Или увольнял я проработавшую с момента основания компании барышню, которую сам же заманивал к себе на повышение, с которым она категорически не справлялась, и барышня спрашивала: «Я что, 10 лет работала и была на хорошем счету, а теперь у тебя 4 месяца — и уволить?» — и я кривился от этого вопроса, как от зубной боли, поскольку почти невозможно было сказать честное «да».
И спасало то, что технологии и логике увольнения меня учил мой собственный начальник, немец Михаэль фон Ш., который требовал, чтобы я минимум дважды в подробностях объяснял подчиненному, почему им недоволен, и только на третий раз ставил ребром вопрос об уходе.
Знаете, оказывается, это ужасно тяжело — обосновывать причину своего недовольства. Приводить рациональные аргументы. Опускать эмоции. Объяснять, чего ты ждешь. И вообще быть объективным.
А потом, когда все аргументы исчерпаны, так же невыносимо тяжело думать об ответственности за доверенный тебе бизнес и говорить человеку в лицо, что ты с ним расстаешься, и обсуждать условия расставания.
Вот тогда я и уяснил, почему начальник при увольнении должен глядеть в глаза подчиненному. Потому что в этом случае он разделяет стресс увольнения вместе с ним. И вот эта боль, этот ужас, эта тяжесть страхуют от опрометчивых, случайных, эмоциональных решений куда надежнее, чем весь КЗОТ от Гостомысла до наших дней.
Но теперь я точно знаю, откуда проистекает новое русское увольнение.
От разлитого в обществе цинизма.
Увольнение — это внутренне циничная вещь. Увольняя, ты ценой крушения чужой карьеры строишь карьеру собственную: карьеру рачительного руководителя, которому интересы бизнеса важнее душевного спокойствия. То есть идешь по чужим головам, чем бы это ни объяснялось.
А циники, как мне когда-то объяснял один мудрый, но цинизма также не лишенный человек, бывают трех типов.
Старые циники — это те, которые идут по головам, когда другого выхода нет.
Просто циники — те, что идут по головам, когда это самый прямой путь.
А новые циники идут по головам, удивленно спрашивая: «Какие головы?» И фишка тут не в том, что они притворно не замечают чужих — и живых — голов. А в том, что они и правда считают, что слабые головы созданы для хождения по ним сильных людей.

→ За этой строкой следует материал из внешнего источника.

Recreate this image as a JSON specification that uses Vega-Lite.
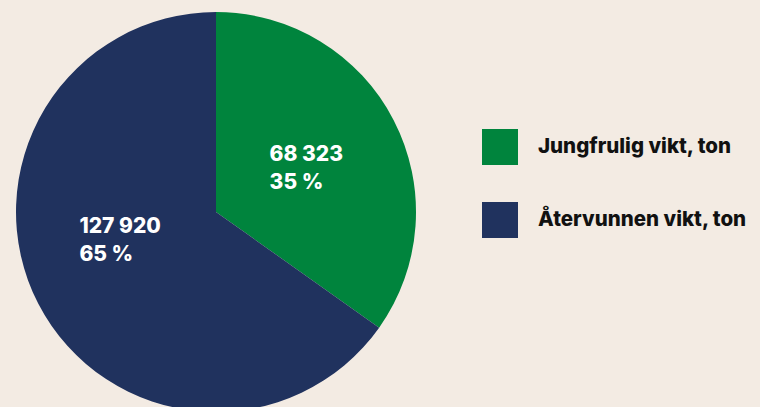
{
  "$schema": "https://vega.github.io/schema/vega-lite/v6.json",
  "width": 432,
  "height": 424,
  "padding": {"left": 0, "top": 0, "right": 60, "bottom": 0},
  "autosize": {"type": "pad"},
  "background": "#f3ebe3",
  "config": {"view": {"stroke": null}},
  "data": {
    "values": [
      {"kategori": "Jungfrulig vikt, ton", "vikt": 68323, "ordning": 1, "etikett": ["68 323", "35 %"]},
      {"kategori": "Återvunnen vikt, ton", "vikt": 127920, "ordning": 2, "etikett": ["127 920", "65 %"]}
    ]
  },
  "encoding": {
    "theta": {"field": "vikt", "type": "quantitative", "stack": true},
    "order": {"field": "ordning", "type": "quantitative"}
  },
  "layer": [
    {
      "mark": {"type": "arc", "outerRadius": 200, "stroke": null},
      "encoding": {
        "color": {
          "field": "kategori",
          "type": "nominal",
          "sort": ["Jungfrulig vikt, ton", "Återvunnen vikt, ton"],
          "scale": {"domain": ["Jungfrulig vikt, ton", "Återvunnen vikt, ton"], "range": ["#00843d", "#20325e"]},
          "legend": {
            "title": null,
            "orient": "none",
            "legendX": 482,
            "legendY": 129,
            "padding": 0,
            "symbolType": "square",
            "symbolSize": 1296,
            "symbolStrokeWidth": 0,
            "symbolOpacity": 1,
            "rowPadding": 37,
            "labelOffset": 20,
            "labelFont": "Inter",
            "labelFontSize": 20.5,
            "labelFontWeight": 800,
            "labelColor": "#111111",
            "labelLimit": 400
          }
        }
      }
    },
    {
      "mark": {"type": "text", "radius": 102, "align": "left", "baseline": "middle", "dx": -37, "dy": -10, "font": "Inter", "fontSize": 21, "fontWeight": 800, "color": "#ffffff", "lineHeight": 28},
      "encoding": {"text": {"condition": {"test": "datum.ordning == 1", "field": "etikett"}, "value": ""}}
    },
    {
      "mark": {"type": "text", "radius": 102, "align": "left", "baseline": "middle", "dx": -46, "dy": -32, "font": "Inter", "fontSize": 21, "fontWeight": 800, "color": "#ffffff", "lineHeight": 28},
      "encoding": {"text": {"condition": {"test": "datum.ordning == 2", "field": "etikett"}, "value": ""}}
    }
  ]
}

Ведь им же однажды объяснил популярно их лидер, что «слабых бьют». И соответственно дал отмашку слабых бить.
И вот эти, третьего типа, циники составляют ключевую фигуру наших дней — причем, боюсь, вне зависимости от возраста, пола, вероисповедания и даже политической ориентации. Они не встречаются с тобой, не объясняют резонов и не смотрят тебе в глаза по той простой причине, что эти действия — лишняя работа их сердца, лишняя загрузка их мозга и вообще неприятная эмоция, которой они, новые, тонко устроенные успешные гедонисты, платонианцы и неогегельянцы, хотели бы избежать. Зачем портить себе настроение? Ведь коли явление не существует в мозгу — оно ведь и вправду не существует?
Если вы читали данные недавнего, этого года, исследования ВЦИОМ, то помните, что в ответе на вопрос, как изменились россияне за последние годы, первое место занял ответ: «Стали более циничными». 54 процента.
Следует уточнить: циничными по третьему типу. Прежние русские стали новыми циничными русскими.
Это значит, что увольнений в новом стиле будет больше и к ним должен быть готов любой.